The Key to Eliminating Procrastination


There’s one tool that is powerful in eliminating procrastination and increasing productivity. And while most people use this tool, they are often not using it consciously, or they are using it incorrectly.




If you have ever made a doctor's appointment, scheduled a meeting, or impulsively bought a gym training session, you’ve used this tool. It’s called a Commitment Device.


Simply put, a commitment device is a choice you make in the present that controls your actions in the future. It immediately locks in your future behavior. Your present self might love the idea of working out and being fit, but your future self may no longer be interested in the work it requires. This is called “time inconsistency,” meaning your brain values long-term benefits when they are in the future, but values immediate gratification when it comes to the present moment.


 


Therefore, we must use this commitment device, consciously. Which is exactly what Victor Hugo did. Perhaps one of the most prolific authors of his time, Victor Hugo was also quite the procrastinator, until he used a seemingly ridiculous commitment device. Let’s back up and look at his turning point from massively procrastinating to being insanely productive.


In 1830, Victor Hugo faced an impossible deadline. Twelve months earlier, the French author had promised his publisher a new book. But instead of writing, he spent that year pursuing other projects, entertaining guests, and delaying his work.

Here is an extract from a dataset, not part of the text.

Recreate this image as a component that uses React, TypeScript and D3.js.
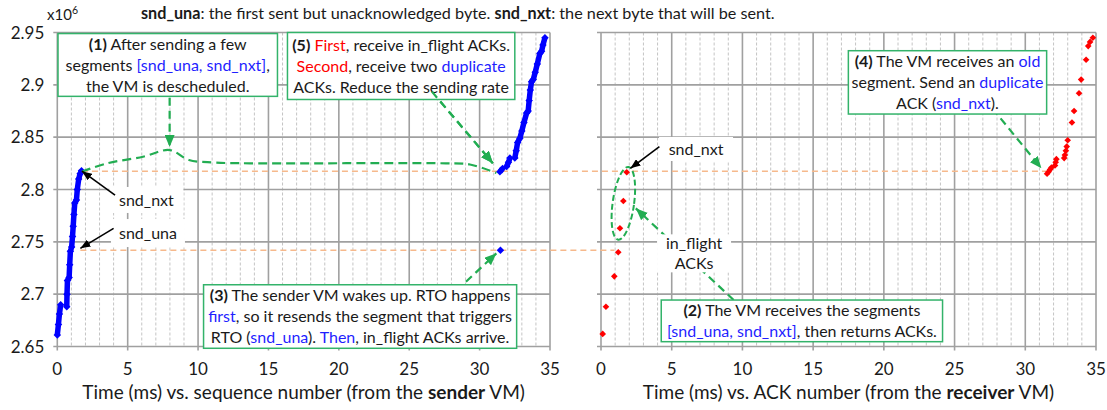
import React from "react";
import * as d3 from "d3";

type Pt = [number, number];
type Seg = { t: string; s?: "b" | "blue" | "red" };

// ---- data (time in ms, sequence / ACK number in x10^6) ----
const X_TICKS = [0, 5, 10, 15, 20, 25, 30, 35];
const Y_TICKS = [2.65, 2.7, 2.75, 2.8, 2.85, 2.9, 2.95];

// sender VM: sequence numbers
const SENDER_BURST_A: Pt[] = [[0.0, 2.661], [0.08, 2.671], [0.15, 2.681], [0.24, 2.69]];
const SENDER_BURST_B: Pt[] = [
  [0.67, 2.688], [0.69, 2.7], [0.72, 2.713], [0.84, 2.716], [0.88, 2.728], [0.93, 2.741],
  [1.02, 2.745], [1.08, 2.755], [1.13, 2.765], [1.18, 2.776], [1.24, 2.787], [1.36, 2.79],
  [1.42, 2.8], [1.52, 2.81], [1.62, 2.815], [1.72, 2.818],
];
const SENDER_RTO: Pt[] = [[31.48, 2.742]];
const SENDER_RESUME_A: Pt[] = [[31.44, 2.817], [31.63, 2.82]];
const SENDER_RESUME_B: Pt[] = [[31.92, 2.822], [32.05, 2.826], [32.15, 2.83]];
const SENDER_RESUME_C: Pt[] = [
  [32.5, 2.83], [32.6, 2.837], [32.7, 2.845], [32.86, 2.849], [33.0, 2.856], [33.15, 2.864],
  [33.34, 2.873], [33.45, 2.875], [33.52, 2.885], [33.6, 2.895], [33.69, 2.903], [33.81, 2.905],
  [33.95, 2.912], [34.1, 2.92], [34.28, 2.93], [34.4, 2.932], [34.5, 2.938], [34.64, 2.945],
];

// receiver VM: ACK numbers
const RECEIVER_ACKS: Pt[] = [
  [0.12, 2.662], [0.35, 2.688], [0.94, 2.717], [1.22, 2.74], [1.34, 2.763], [1.58, 2.789],
  [1.82, 2.8165], [31.54, 2.815], [31.65, 2.817], [31.75, 2.819], [31.85, 2.821], [32.1, 2.823],
  [32.15, 2.826], [32.2, 2.829], [32.75, 2.83], [32.8, 2.833], [32.87, 2.837], [32.93, 2.841],
  [33.0, 2.847], [33.3, 2.864], [33.45, 2.875], [33.8, 2.892], [33.95, 2.905], [34.3, 2.924],
  [34.45, 2.937], [34.58, 2.941], [34.78, 2.945],
];

// ---- text ----
const TITLE: Seg[] = [
  { t: "snd_una", s: "b" },
  { t: ": the first sent but unacknowledged byte. " },
  { t: "snd_nxt", s: "b" },
  { t: ": the next byte that will be sent." },
];
const X_TITLE_LEFT: Seg[] = [{ t: "Time (ms) vs. sequence number (from the " }, { t: "sender", s: "b" }, { t: " VM)" }];
const X_TITLE_RIGHT: Seg[] = [{ t: "Time (ms) vs. ACK number (from the " }, { t: "receiver", s: "b" }, { t: " VM)" }];

const NOTE_1: Seg[][] = [
  [{ t: "(1)", s: "b" }, { t: " After sending a few" }],
  [{ t: "segments " }, { t: "[snd_una, snd_nxt]", s: "blue" }, { t: "," }],
  [{ t: "the VM is descheduled." }],
];
const NOTE_5: Seg[][] = [
  [{ t: "(5)", s: "b" }, { t: " " }, { t: "First", s: "red" }, { t: ", receive in_flight ACKs." }],
  [{ t: "Second", s: "red" }, { t: ", receive two " }, { t: "duplicate", s: "blue" }],
  [{ t: "ACKs. Reduce the sending rate" }],
];
const NOTE_3: Seg[][] = [
  [{ t: "(3)", s: "b" }, { t: " The sender VM wakes up. RTO happens" }],
  [{ t: "first", s: "blue" }, { t: ", so it resends the segment that triggers" }],
  [{ t: "RTO (" }, { t: "snd_una", s: "blue" }, { t: "). " }, { t: "Then", s: "blue" }, { t: ", in_flight ACKs arrive." }],
];
const NOTE_4: Seg[][] = [
  [{ t: "(4)", s: "b" }, { t: " The VM receives an " }, { t: "old", s: "blue" }],
  [{ t: "segment. Send an " }, { t: "duplicate", s: "blue" }],
  [{ t: "ACK (" }, { t: "snd_nxt", s: "blue" }, { t: ")." }],
];
const NOTE_2: Seg[][] = [
  [{ t: "(2)", s: "b" }, { t: " The VM receives the segments" }],
  [{ t: "[snd_una, snd_nxt]", s: "blue" }, { t: ", then returns ACKs." }],
];

// ---- layout (data units) ----
const BOXES = [
  { panel: "L", t0: 0.05, t1: 15.64, v0: 2.949, v1: 2.889, lines: NOTE_1 },
  { panel: "L", t0: 16.35, t1: 32.5, v0: 2.95, v1: 2.886, lines: NOTE_5 },
  { panel: "L", t0: 10.39, t1: 32.63, v0: 2.709, v1: 2.6483, lines: NOTE_3 },
  { panel: "R", t0: 17.49, t1: 31.51, v0: 2.9326, v1: 2.8721, lines: NOTE_4 },
  { panel: "R", t0: 4.26, t1: 24.15, v0: 2.6944, v1: 2.6546, lines: NOTE_2 },
];
const LABELS = [
  { panel: "L", t: 6.33, v: 2.79, w: 74, h: 26, lines: ["snd_nxt"] },
  { panel: "L", t: 6.44, v: 2.7584, w: 74, h: 28, lines: ["snd_una"] },
  { panel: "R", t: 6.72, v: 2.8387, w: 74, h: 24, lines: ["snd_nxt"] },
  { panel: "R", t: 6.58, v: 2.739, w: 74, h: 38, lines: ["in_flight", "ACKs"] },
];
const BLACK_ARROWS = [
  { panel: "L", from: [4.1, 2.7947], to: [1.75, 2.8175] },
  { panel: "L", from: [4.0, 2.7629], to: [1.64, 2.7438] },
  { panel: "R", from: [4.13, 2.8409], to: [2.08, 2.8202] },
];
const GREEN_ARROWS = [
  { panel: "L", from: [7.98, 2.8877], to: [7.98, 2.8406] },
  { panel: "L", from: [26.61, 2.8935], to: [30.94, 2.8251] },
  { panel: "L", from: [29.03, 2.7119], to: [31.19, 2.739] },
  { panel: "R", from: [27.67, 2.8776], to: [31.14, 2.8202] },
  { panel: "R", from: [9.38, 2.6944], to: [2.46, 2.782] },
];
const BRACE: Pt[] = [
  [1.75, 2.817], [3.53, 2.825], [6.09, 2.8313], [7.98, 2.8377], [9.35, 2.8282], [11.13, 2.8258],
  [13.69, 2.825], [27.6, 2.825], [29.31, 2.8239], [31.19, 2.8158],
];
const ELLIPSE = { t: 1.58, v: 2.7868, rx: 10.7, ry: 36.7, rot: 8 };
const ORANGE_LINES = [
  { from: [1.75, 2.8175], to: [31.5, 2.8175] },
  { from: [1.64, 2.742], to: [0.95, 2.742] },
];

const FONT = "Lato, 'Open Sans', sans-serif";
const C = {
  blue: "#0000ff",
  red: "#ff0000",
  textBlue: "#1f1fff",
  green: "#22ad52",
  boxGreen: "#33b36a",
  major: "#a0a0a0",
  minor: "#c4c4c4",
  orange: "#f6b98c",
  text: "#1a1a1a",
};

const W = 1107;
const H = 410;

const xL = d3.scaleLinear().domain([0, 35]).range([57.3, 550]);
const xR = d3.scaleLinear().domain([0, 35]).range([601, 1096]);
const y = d3.scaleLinear().domain([2.65, 2.95]).range([346.5, 32.5]);
const px = (p: string) => (p === "L" ? xL : xR);

const diamond = {
  draw(ctx: any, size: number) {
    const r = Math.sqrt(size / 2);
    ctx.moveTo(0, -r);
    ctx.lineTo(r, 0);
    ctx.lineTo(0, r);
    ctx.lineTo(-r, 0);
    ctx.closePath();
  },
};
const blueMark = d3.symbol(diamond as any, 28)() as string;
const redMark = d3.symbol(diamond as any, 22)() as string;

function Spans({ segs }: { segs: Seg[] }) {
  return (
    <>
      {segs.map((s, i) => (
        <tspan
          key={i}
          fontWeight={s.s === "b" ? 700 : 400}
          fill={s.s === "blue" ? C.textBlue : s.s === "red" ? C.red : C.text}
        >
          {s.t}
        </tspan>
      ))}
    </>
  );
}

function Panel({ x, yLabels }: { x: d3.ScaleLinear<number, number>; yLabels: boolean }) {
  const minor = x.ticks(35).filter((t) => t % 5 !== 0);
  const [x0, x1] = x.range();
  const [yb, yt] = y.range();
  return (
    <g>
      {minor.map((t) => (
        <line key={t} x1={x(t)} x2={x(t)} y1={yt} y2={yb} stroke={C.minor} strokeWidth={1} strokeDasharray="3,2" />
      ))}
      {Y_TICKS.map((v) => (
        <line key={v} x1={x0 - 4} x2={x1} y1={y(v)} y2={y(v)} stroke={C.major} strokeWidth={1.6} />
      ))}
      {X_TICKS.map((t) => (
        <line key={t} x1={x(t)} x2={x(t)} y1={yt} y2={yb + 4} stroke={C.major} strokeWidth={1.6} />
      ))}
      {X_TICKS.map((t) => (
        <text key={t} x={x(t)} y={375} textAnchor="middle" fontSize={17} fill={C.text}>
          {t}
        </text>
      ))}
      {yLabels &&
        Y_TICKS.map((v) => (
          <text key={v} x={x0 - 13} y={y(v)} dy="0.36em" textAnchor="end" fontSize={17} fill={C.text}>
            {String(v)}
          </text>
        ))}
    </g>
  );
}

export default function App() {
  const line = d3.line<Pt>().x((d) => xL(d[0])).y((d) => y(d[1]));
  const brace = d3
    .line<Pt>()
    .x((d) => xL(d[0]))
    .y((d) => y(d[1]))
    .curve(d3.curveCatmullRom.alpha(0.5));
  const senderLines = [SENDER_BURST_A, SENDER_BURST_B, SENDER_RESUME_A, SENDER_RESUME_B, SENDER_RESUME_C];
  const senderPts = [...senderLines.flat(), ...SENDER_RTO];
  const lh = 20.8;
  const fs = 16;

  return (
    <div style={{ position: "absolute", left: 0, top: 0 }}>
      <svg width={W} height={H} fontFamily={FONT} style={{ display: "block", background: "#fff" }}>
        <defs>
          <marker id="ahBlack" viewBox="0 0 10 8" refX={10} refY={4} markerWidth={10} markerHeight={8} markerUnits="userSpaceOnUse" orient="auto">
            <path d="M0,0L10,4L0,8Z" fill="#000" />
          </marker>
          <marker id="ahGreen" viewBox="0 0 12 10" refX={12} refY={5} markerWidth={12} markerHeight={10} markerUnits="userSpaceOnUse" orient="auto">
            <path d="M0,0L12,5L0,10Z" fill={C.green} />
          </marker>
        </defs>

        <Panel x={xL} yLabels={true} />
        <Panel x={xR} yLabels={false} />

        {/* orange reference lines */}
        {ORANGE_LINES.map((o, i) => (
          <line
            key={i}
            x1={xL(o.from[0])}
            x2={xR(o.to[0])}
            y1={y(o.from[1])}
            y2={y(o.to[1])}
            stroke={C.orange}
            strokeWidth={1.5}
            strokeDasharray="6,4"
          />
        ))}

        {/* sender series */}
        {senderLines.map((s, i) => (
          <path key={i} d={line(s) ?? ""} fill="none" stroke={C.blue} strokeWidth={5.5} strokeLinejoin="round" />
        ))}
        {senderPts.map((d, i) => (
          <path key={i} d={blueMark} transform={`translate(${xL(d[0])},${y(d[1])})`} fill={C.blue} />
        ))}

        {/* receiver series */}
        {RECEIVER_ACKS.map((d, i) => (
          <path key={i} d={redMark} transform={`translate(${xR(d[0])},${y(d[1])})`} fill={C.red} />
        ))}

        {/* brace + ellipse */}
        <path d={brace(BRACE) ?? ""} fill="none" stroke={C.green} strokeWidth={2.2} strokeDasharray="9,5" />
        <ellipse
          cx={0}
          cy={0}
          rx={ELLIPSE.rx}
          ry={ELLIPSE.ry}
          transform={`translate(${xR(ELLIPSE.t)},${y(ELLIPSE.v)}) rotate(${ELLIPSE.rot})`}
          fill="none"
          stroke={C.green}
          strokeWidth={2}
          strokeDasharray="6,3"
        />

        {/* green arrows */}
        {GREEN_ARROWS.map((a, i) => (
          <line
            key={i}
            x1={px(a.panel)(a.from[0])}
            y1={y(a.from[1])}
            x2={px(a.panel)(a.to[0])}
            y2={y(a.to[1])}
            stroke={C.green}
            strokeWidth={2.2}
            strokeDasharray="8,5"
            markerEnd="url(#ahGreen)"
          />
        ))}

        {/* labels with white background */}
        {LABELS.map((l, i) => {
          const cx = px(l.panel)(l.t);
          const cy = y(l.v);
          return (
            <g key={i}>
              <rect x={cx - l.w / 2} y={cy - l.h / 2} width={l.w} height={l.h} fill="#fff" />
              {l.lines.map((s, j) => (
                <text
                  key={j}
                  x={cx}
                  y={cy + (j - (l.lines.length - 1) / 2) * 20}
                  dy="0.35em"
                  textAnchor="middle"
                  fontSize={fs}
                  fill={C.text}
                >
                  {s}
                </text>
              ))}
            </g>
          );
        })}

        {/* black arrows */}
        {BLACK_ARROWS.map((a, i) => (
          <line
            key={i}
            x1={px(a.panel)(a.from[0])}
            y1={y(a.from[1])}
            x2={px(a.panel)(a.to[0])}
            y2={y(a.to[1])}
            stroke="#000"
            strokeWidth={1.6}
            markerEnd="url(#ahBlack)"
          />
        ))}

        {/* annotation boxes */}
        {BOXES.map((b, i) => {
          const sx = px(b.panel);
          const bx = sx(b.t0);
          const bw = sx(b.t1) - bx;
          const by = y(b.v0);
          const bh = y(b.v1) - by;
          const first = by + (bh - b.lines.length * lh) / 2 + lh / 2;
          return (
            <g key={i}>
              <rect x={bx} y={by} width={bw} height={bh} fill="#fff" stroke={C.boxGreen} strokeWidth={1.5} />
              {b.lines.map((segs, j) => (
                <text key={j} x={bx + bw / 2} y={first + j * lh} dy="0.36em" textAnchor="middle" fontSize={fs}>
                  <Spans segs={segs} />
                </text>
              ))}
            </g>
          );
        })}
        {/* arrow from box (5) sits on top of its box */}
        <line
          x1={xL(GREEN_ARROWS[1].from[0])}
          y1={y(GREEN_ARROWS[1].from[1])}
          x2={xL(GREEN_ARROWS[1].to[0])}
          y2={y(GREEN_ARROWS[1].to[1])}
          stroke={C.green}
          strokeWidth={2.2}
          strokeDasharray="8,5"
          markerEnd="url(#ahGreen)"
        />

        {/* titles */}
        <text x={141} y={19} fontSize={16.2}>
          <Spans segs={TITLE} />
        </text>
        <text x={47} y={20} fontSize={15} fill={C.text}>
          x10
          <tspan fontSize={10.5} dy={-6}>
            6
          </tspan>
        </text>
        <text x={d3.mean(xL.range())} y={399} textAnchor="middle" fontSize={19}>
          <Spans segs={X_TITLE_LEFT} />
        </text>
        <text x={d3.mean(xR.range())} y={399} textAnchor="middle" fontSize={19}>
          <Spans segs={X_TITLE_RIGHT} />
        </text>
      </svg>
    </div>
  );
}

As you can imagine, Hugo’s publisher wasn’t pleased. The publisher responded by setting a deadline less than six months away. The book had to be finished by February 1831.


Now facing an impossible deadline, Hugo concocted a strange plan to beat his procrastination by creating his own commitment device. Having collected all his clothes, he asked an assistant to lock them in a large chest. Left with nothing to wear except a large shawl, he remained in his study and wrote furiously during the fall and winter of 1830. The Hunchback of Notre Dame was published two weeks early on January 14, 1831.



Now that is a commitment device! With one action, Hugo locked his future self into a commitment so he couldn’t back out. But why did this work so well? Sure, Hugo took conscious control over this, but he also did something else. Let’s look at the other half of the equation. Because without this, a commitment device doesn't and will not beat procrastination.




 


A commitment device must be placed in motion by a force outside of yourself. That way, NOT following through is more difficult or painful than following through.



 


Now that we are conscious of this, how do we place this outside ourselves? Hugo did it by involving an assistant and giving them control over his wardrobe. You may want to do it by hiring a fitness coach and paying them for each session in advance, or telling the waiter to box half of your meal before they bring it so you aren’t tempted to eat too much. However you are trying to beat procrastination, you need some sort of accountability partner to motivate you to actually follow through with the goals you set. This extra layer of outer motivation will push you past crippling procrastination, and make it actually feasible to attain your goals.